WORK REQUIRED >>
Your reply should be a single number: how many lines contain the string "chart".

EXERCISE MATERIAL >>
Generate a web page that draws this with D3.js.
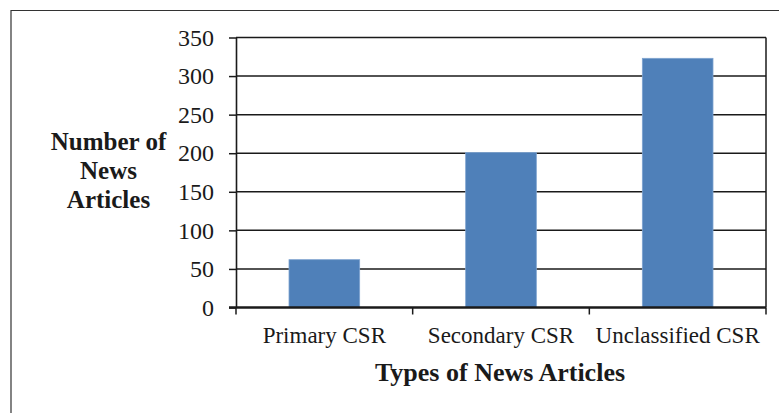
<!DOCTYPE html>
<html>
<head>
<meta charset="utf-8">
<script src="https://cdnjs.cloudflare.com/ajax/libs/d3/7.8.5/d3.min.js"></script>
<style>
  html, body { margin: 0; padding: 0; background: #fff; }
  svg { display: block; }
  text { font-family: "Liberation Serif", "Times New Roman", serif; fill: #1a1a1a; }
</style>
</head>
<body>
<svg id="chart" width="779" height="413"></svg>
<script>
// Article counts per CSR type
const categories = ["Primary CSR", "Secondary CSR", "Unclassified CSR"];
const counts = [62, 201, 323];
const yTicks = [0, 50, 100, 150, 200, 250, 300, 350];
const xTitle = "Types of News Articles";
const yTitleLines = ["Number of", "News", "Articles"];

const svg = d3.select("#chart");
const W = 779, H = 413;
const plot = { left: 236, right: 766, top: 37.5, bottom: 307.5 };

// Outer chart frame (only top and left edges fall inside the view)
svg.append("path")
  .attr("d", `M11,${H} L11,10.5 L${W},10.5`)
  .attr("fill", "none")
  .attr("stroke", "#333")
  .attr("stroke-width", 1.2);

const x = d3.scaleBand()
  .domain(categories)
  .range([plot.left, plot.right])
  .paddingInner(0.6)
  .paddingOuter(0.3);

const y = d3.scaleLinear()
  .domain([0, 350])
  .range([plot.bottom, plot.top]);

// Horizontal gridlines
svg.append("g")
  .selectAll("line")
  .data(yTicks.filter(d => d > 0))
  .join("line")
  .attr("x1", plot.left)
  .attr("x2", plot.right)
  .attr("y1", d => y(d))
  .attr("y2", d => y(d))
  .attr("stroke", "#1a1a1a")
  .attr("stroke-width", 1.5);

// Right edge of plot area
svg.append("line")
  .attr("x1", plot.right).attr("x2", plot.right)
  .attr("y1", plot.top).attr("y2", plot.bottom)
  .attr("stroke", "#1a1a1a")
  .attr("stroke-width", 1.5);

// Bars
svg.append("g")
  .selectAll("rect")
  .data(categories)
  .join("rect")
  .attr("x", d => x(d))
  .attr("width", x.bandwidth())
  .attr("y", (d, i) => y(counts[i]))
  .attr("height", (d, i) => y(0) - y(counts[i]))
  .attr("fill", "#4f80b9")
  .attr("stroke", "#7ea3d0")
  .attr("stroke-width", 0.8);

// Y axis
const yAxis = svg.append("g")
  .attr("transform", `translate(${plot.left},0)`)
  .call(d3.axisLeft(y).tickValues(yTicks).tickSize(7).tickPadding(15).tickSizeOuter(0));
yAxis.select(".domain").attr("stroke", "#1a1a1a").attr("stroke-width", 1.6);
yAxis.selectAll(".tick line").attr("stroke", "#1a1a1a").attr("stroke-width", 1.5);
yAxis.selectAll(".tick text")
  .attr("font-family", "Liberation Serif, serif")
  .attr("font-size", 24)
  .attr("fill", "#1a1a1a");

// X axis with ticks at category boundaries
const boundaries = [plot.left].concat(categories.map(c => x(c) + x.bandwidth() + x.step() * 0.3));
const xg = svg.append("g");
xg.append("line")
  .attr("x1", plot.left - 7).attr("x2", plot.right)
  .attr("y1", plot.bottom).attr("y2", plot.bottom)
  .attr("stroke", "#1a1a1a").attr("stroke-width", 2.5);
xg.selectAll("line.tk")
  .data(boundaries)
  .join("line")
  .attr("class", "tk")
  .attr("x1", d => d).attr("x2", d => d)
  .attr("y1", plot.bottom).attr("y2", plot.bottom + 7)
  .attr("stroke", "#1a1a1a").attr("stroke-width", 1.5);
xg.selectAll("text")
  .data(categories)
  .join("text")
  .attr("x", d => x(d) + x.bandwidth() / 2)
  .attr("y", 343)
  .attr("text-anchor", "middle")
  .attr("font-size", 23)
  .text(d => d);

// Axis titles
svg.append("text")
  .attr("x", 500)
  .attr("y", 381)
  .attr("text-anchor", "middle")
  .attr("font-weight", "bold")
  .attr("font-size", 26)
  .text(xTitle);

svg.append("text")
  .attr("text-anchor", "middle")
  .attr("font-weight", "bold")
  .attr("font-size", 25)
  .selectAll("tspan")
  .data(yTitleLines)
  .join("tspan")
  .attr("x", 108.5)
  .attr("y", (d, i) => 150 + i * 29)
  .text(d => d);
</script>
</body>
</html>
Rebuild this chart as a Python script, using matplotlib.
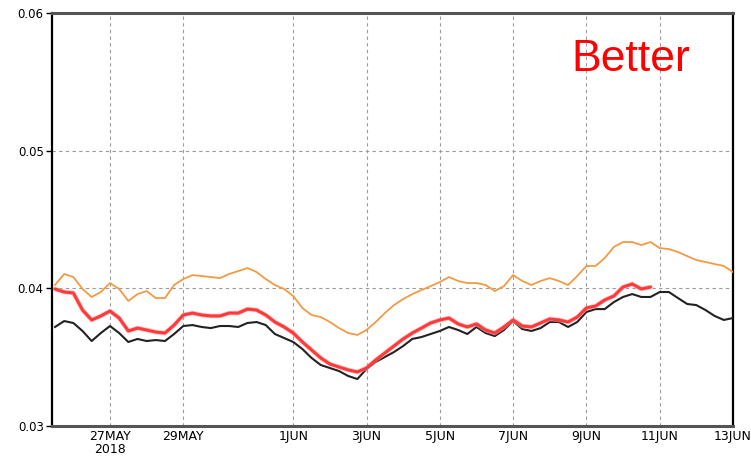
import matplotlib
matplotlib.use("Agg")
import matplotlib.pyplot as plt
import pandas as pd

# 6-hourly series starting 2018-05-25 12Z
start = "2018-05-25 12:00"
step = "6h"

orange_vals = [
    0.04024, 0.04104, 0.04082, 0.03995, 0.03937, 0.03973, 0.04038, 0.03995, 0.03908, 0.03958,
    0.03980, 0.03929, 0.03929, 0.04024, 0.04067, 0.04096, 0.04089, 0.04082, 0.04074, 0.04104,
    0.04125, 0.04147, 0.04118, 0.04067, 0.04024, 0.03995, 0.03944, 0.03857, 0.03806, 0.03791,
    0.03755, 0.03711, 0.03675, 0.03661, 0.03697, 0.03755, 0.03820, 0.03878, 0.03922, 0.03958,
    0.03987, 0.04016, 0.04045, 0.04082, 0.04053, 0.04038, 0.04038, 0.04024, 0.03980, 0.04016,
    0.04096, 0.04053, 0.04024, 0.04053, 0.04074, 0.04053, 0.04024, 0.04089, 0.04162, 0.04162,
    0.04220, 0.04300, 0.04336, 0.04336, 0.04314, 0.04336, 0.04292, 0.04285, 0.04263, 0.04234,
    0.04205, 0.04191, 0.04176, 0.04162, 0.04118,
]

red_vals = [
    0.03995, 0.03973, 0.03966, 0.03842, 0.03770, 0.03799, 0.03835, 0.03784, 0.03690, 0.03711,
    0.03697, 0.03682, 0.03675, 0.03733, 0.03806, 0.03820, 0.03806, 0.03799, 0.03799, 0.03820,
    0.03820, 0.03849, 0.03842, 0.03806, 0.03755, 0.03719, 0.03675, 0.03610, 0.03552, 0.03494,
    0.03450, 0.03428, 0.03407, 0.03392, 0.03421, 0.03479, 0.03530, 0.03581, 0.03632, 0.03675,
    0.03711, 0.03748, 0.03770, 0.03784, 0.03741, 0.03719, 0.03741, 0.03697, 0.03675, 0.03719,
    0.03770, 0.03726, 0.03719, 0.03748, 0.03777, 0.03770, 0.03755, 0.03791, 0.03857, 0.03871,
    0.03915, 0.03944, 0.04009, 0.04031, 0.03995, 0.04009,
]

black_vals = [
    0.03719, 0.03762, 0.03748, 0.03690, 0.03617, 0.03675, 0.03726, 0.03675, 0.03610, 0.03632,
    0.03617, 0.03624, 0.03617, 0.03668, 0.03726, 0.03733, 0.03719, 0.03711, 0.03726, 0.03726,
    0.03719, 0.03748, 0.03755, 0.03733, 0.03668, 0.03639, 0.03610, 0.03559, 0.03494, 0.03443,
    0.03421, 0.03399, 0.03363, 0.03341, 0.03414, 0.03465, 0.03501, 0.03537, 0.03581, 0.03632,
    0.03646, 0.03668, 0.03690, 0.03719, 0.03697, 0.03668, 0.03719, 0.03675, 0.03653, 0.03697,
    0.03762, 0.03704, 0.03690, 0.03711, 0.03755, 0.03755, 0.03719, 0.03755, 0.03828, 0.03849,
    0.03849, 0.03900, 0.03937, 0.03958, 0.03937, 0.03937, 0.03973, 0.03973, 0.03929, 0.03886,
    0.03878, 0.03842, 0.03799, 0.03770, 0.03784,
]

tick_dates = ["2018-05-27", "2018-05-29", "2018-06-01", "2018-06-03", "2018-06-05",
              "2018-06-07", "2018-06-09", "2018-06-11", "2018-06-13"]
tick_labels = ["27MAY\n2018", "29MAY", "1JUN", "3JUN", "5JUN", "7JUN", "9JUN", "11JUN", "13JUN"]
y_ticks = [0.03, 0.04, 0.05, 0.06]
y_labels = ["0.03", "0.04", "0.05", "0.06"]

times_full = pd.date_range(start, periods=len(black_vals), freq=step)

fig = plt.figure(figsize=(7.51, 4.63), dpi=100)
ax = fig.add_axes([0.0692, 0.080, 0.9068, 0.892])

ax.plot(times_full[:len(orange_vals)], orange_vals, color="#f39a45", lw=1.3, zorder=3)
ax.plot(times_full[:len(black_vals)], black_vals, color="#222222", lw=1.5, zorder=4)
ax.plot(times_full[:len(red_vals)], red_vals, color="#ff9a9a", lw=3.3, alpha=0.6, zorder=5,
        solid_capstyle="round")
ax.plot(times_full[:len(red_vals)], red_vals, color="#ff3a3a", lw=2.2, zorder=6,
        solid_capstyle="round")

ax.set_xlim(pd.Timestamp("2018-05-25 10:00"), pd.Timestamp("2018-06-13 00:00"))
ax.set_ylim(0.03, 0.06)

ax.set_xticks(pd.to_datetime(tick_dates))
ax.set_xticklabels(tick_labels, family=["Liberation Sans Narrow", "DejaVu Sans"],
                   fontsize=9, linespacing=1.0)
ax.set_yticks(y_ticks)
ax.set_yticklabels(y_labels, fontsize=8.5)
ax.tick_params(axis="x", length=0, pad=3)
ax.tick_params(axis="y", length=4, width=1, direction="out", pad=2)

ax.grid(True, color="#9a9a9a", ls=(0, (3, 3)), lw=0.8)
ax.set_axisbelow(True)

for side in ("left", "right"):
    ax.spines[side].set_color("black")
    ax.spines[side].set_linewidth(1.6)
for side in ("top", "bottom"):
    ax.spines[side].set_color("#555555")
    ax.spines[side].set_linewidth(2.2)
    ax.spines[side].set_linestyle((0, (1, 1)))

ax.text(0.762, 0.86, "Better", transform=ax.transAxes, color="red",
        family=["Liberation Sans", "DejaVu Sans"], fontsize=32, ha="left", va="baseline")

fig.savefig("out.png", dpi=100)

WRITTEN REPLY >>
4